**What you need to do**
Only the lines from the start of the data below through the line that contains "from matplotlib.patches import Rectangle" are to be copied, exactly and without pictures.

**Source excerpt**
## begin
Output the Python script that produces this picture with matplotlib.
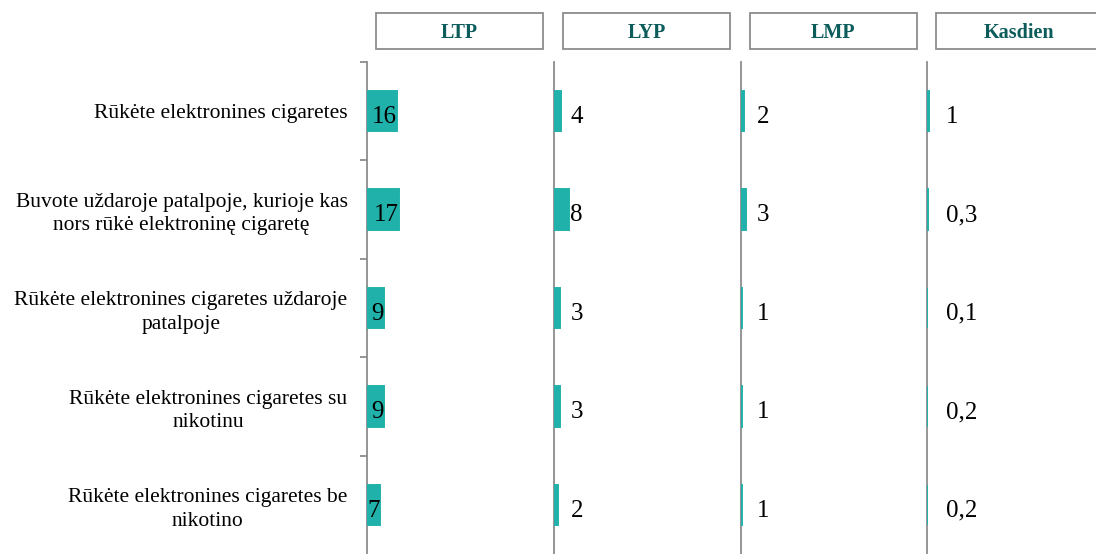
import matplotlib
matplotlib.use("Agg")
import matplotlib.pyplot as plt
from matplotlib.patches import Rectangle

categories = [
    "Rūkėte elektronines cigaretes",
    "Buvote uždaroje patalpoje, kurioje kas\nnors rūkė elektroninę cigaretę",
    "Rūkėte elektronines cigaretes uždaroje\npatalpoje",
    "Rūkėte elektronines cigaretes su\nnikotinu",
    "Rūkėte elektronines cigaretes be\nnikotino",
]
panels = ["LTP", "LYP", "LMP", "Kasdien"]
ltp = [16, 17, 9, 9, 7]
lyp = [4, 8, 3, 3, 2]
lmp = [2, 3, 1, 1, 1]
kasdien = [1, 0.3, 0.1, 0.2, 0.2]
series = [ltp, lyp, lmp, kasdien]

def fmt(v):
    s = ("%g" % v)
    return s.replace(".", ",")

plt.rcParams["font.family"] = ["Liberation Serif", "DejaVu Serif"]

W, H = 1096, 554
fig = plt.figure(figsize=(W / 100, H / 100), dpi=100)

bar_color = "#20B2AA"
grey = "#8C8C8C"
head_color = "#0D5C5C"

lefts = [367, 554, 740.5, 927]
pw = 186.5
top_px, bot_px = 62, 554
label_x = [None, 8.8, 8.8, 10.0]

for i, (name, vals) in enumerate(zip(panels, series)):
    ax = fig.add_axes([lefts[i] / W, 1 - bot_px / H, pw / W, (bot_px - top_px) / H])
    y = list(range(len(categories)))
    ax.barh(y, vals, height=0.41, color=bar_color, edgecolor=bar_color,
            linewidth=1.4, zorder=3)
    ax.set_xlim(0, 100)
    ax.set_ylim(len(categories) - 0.5, -0.5)
    for s in ["top", "right", "bottom"]:
        ax.spines[s].set_visible(False)
    ax.spines["left"].set_color(grey)
    ax.spines["left"].set_linewidth(1.3)
    ax.set_xticks([])
    if i == 0:
        ax.set_yticks([k - 0.5 for k in range(len(categories))])
        ax.set_yticklabels([])
        ax.set_yticks(y, minor=True)
        ax.set_yticklabels(categories, minor=True, fontsize=15.5,
                           ha="right", multialignment="center",
                           linespacing=1.3)
        ax.tick_params(axis="y", which="major", length=5, color=grey, width=1.3)
        ax.tick_params(axis="y", which="minor", length=0, pad=14)
        for k, v in enumerate(vals):
            ax.text(v, k + 0.12, fmt(v), ha="right", va="baseline", fontsize=18,
                    zorder=4)
    else:
        ax.set_yticks([])
        for k, v in enumerate(vals):
            ax.text(label_x[i], k + 0.12, fmt(v), ha="left", va="baseline",
                    fontsize=18, zorder=4)
    # header box
    bx0 = 9 / pw
    bw = 167 / pw
    by0 = 1 + 13 / (bot_px - top_px)
    bh = 36 / (bot_px - top_px)
    ax.add_patch(Rectangle((bx0, by0), bw, bh, transform=ax.transAxes,
                           facecolor="white", edgecolor=grey, linewidth=1.3,
                           clip_on=False))
    ax.text(bx0 + bw / 2, by0 + bh / 2, name, transform=ax.transAxes,
            ha="center", va="center_baseline", fontsize=14.5, fontweight="bold",
            color=head_color)

fig.savefig("out.png", dpi=100)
## end
**Expected output**
Output the Python script that produces this picture with matplotlib.
import matplotlib
matplotlib.use("Agg")
import matplotlib.pyplot as plt
from matplotlib.patches import Rectangle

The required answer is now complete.